Key Application Areas:
Original Model STF33N60M2: Its 600V/26A rating with moderate RDS(on) makes it well-suited for medium-power off-line applications. Typical uses include:
Switch-Mode Power Supplies (SMPS): PFC stages, flyback, or forward converter primary-side switches.
Motor Drives: Inverters for industrial motor control.
Lighting: High-voltage ballasts and LED driver circuits.
Alternative Model VBMB16R26S: With its closely matched specifications, it targets the same application space as the original—600V systems requiring ~26A current handling. It serves as a viable direct alternative where package compatibility (TO-220 type) is acceptable and supply chain diversification is desired.
Comparative Analysis: STD5N52K3 (N-channel) vs. VBE165R05S
This comparison focuses on a higher-voltage, lower-current MOSFET in a compact DPAK package, where the design pursuit is high-voltage switching in a space-constrained, surface-mount design.
Analysis of the Original Model (STD5N52K3) Core:
The core advantages of this STMicroelectronics part are:
High Voltage Rating: A Vdss of 525V, suitable for off-line or bus voltages around 400V.
Compact Power Package: The DPAK (TO-252) package offers a good compromise between footprint, power handling, and thermal performance for surface-mount assembly.
Application-Tailored Spec: With 4.4A continuous current and 1.5Ω RDS(on), it is designed for lower-current, high-voltage switching tasks where minimizing gate drive and switching loss is also important.
The domestic alternative VBE165R05S represents a "voltage-upgraded" option:
It offers a significantly higher voltage rating of 650V compared to the original's 525V, providing a greater safety margin in high-voltage designs. Its continuous current rating is 5A (slightly higher than 4.4A), but its on-resistance is also higher at 1000mΩ (1Ω @10V).
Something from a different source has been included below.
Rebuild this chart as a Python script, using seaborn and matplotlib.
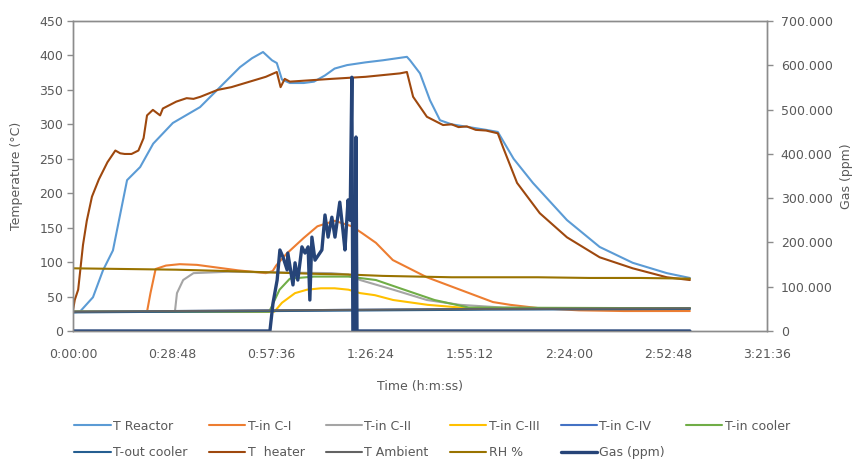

This indicates a trade-off: higher voltage capability and slightly higher current rating, but with increased conduction loss.
Key Application Areas:
Original Model STD5N52K3: Its 525V rating and DPAK package make it ideal for compact, high-voltage, lower-current applications. For example:
Auxiliary Power Supplies: Standby or bias supply switches in larger SMPS.
LED Lighting Drivers: Primary-side switches in mid-power LED drivers.
Appliance Control: Switching and control circuits in home appliances.
Alternative Model VBE165R05S: Is more suitable for scenarios demanding a higher voltage margin (up to 650V systems) where the current requirement is around 5A and the higher RDS(on) is acceptable within the system's loss budget. It can be a strategic choice for designs needing extra voltage ruggedness.
Conclusion
In summary, this analysis reveals two distinct selection paths for high-voltage applications:
For 600V, ~26A applications using a through-hole TO-220 type package, the original model STF33N60M2 provides a proven, balanced performance benchmark. Its domestic alternative VBMB16R26S offers a highly competitive, pin-to-pin compatible solution with essentially equivalent key specifications (600V, 26A, ~115mΩ), making it a strong direct replacement candidate.
For ~500-650V, ~5A applications in a surface-mount DPAK package, the original STD5N52K3 (525V, 4.4A) is tailored for efficient, compact high-voltage switching. Its domestic alternative VBE165R05S takes a different approach, prioritizing a higher voltage rating (650V) and slightly higher current (5A) at the expense of higher on-resistance. This makes it a suitable alternative where voltage margin is paramount and the increased conduction loss is manageable.
The core conclusion is that selection depends on precise requirement matching. In the context of supply chain diversification, domestic alternatives not only provide viable backup options but also offer different performance trade-offs (like higher voltage rating in the VBE165R05S), giving engineers more flexibility in design optimization and cost control. Understanding the specific parameter implications of each device is key to leveraging its full value in the circuit.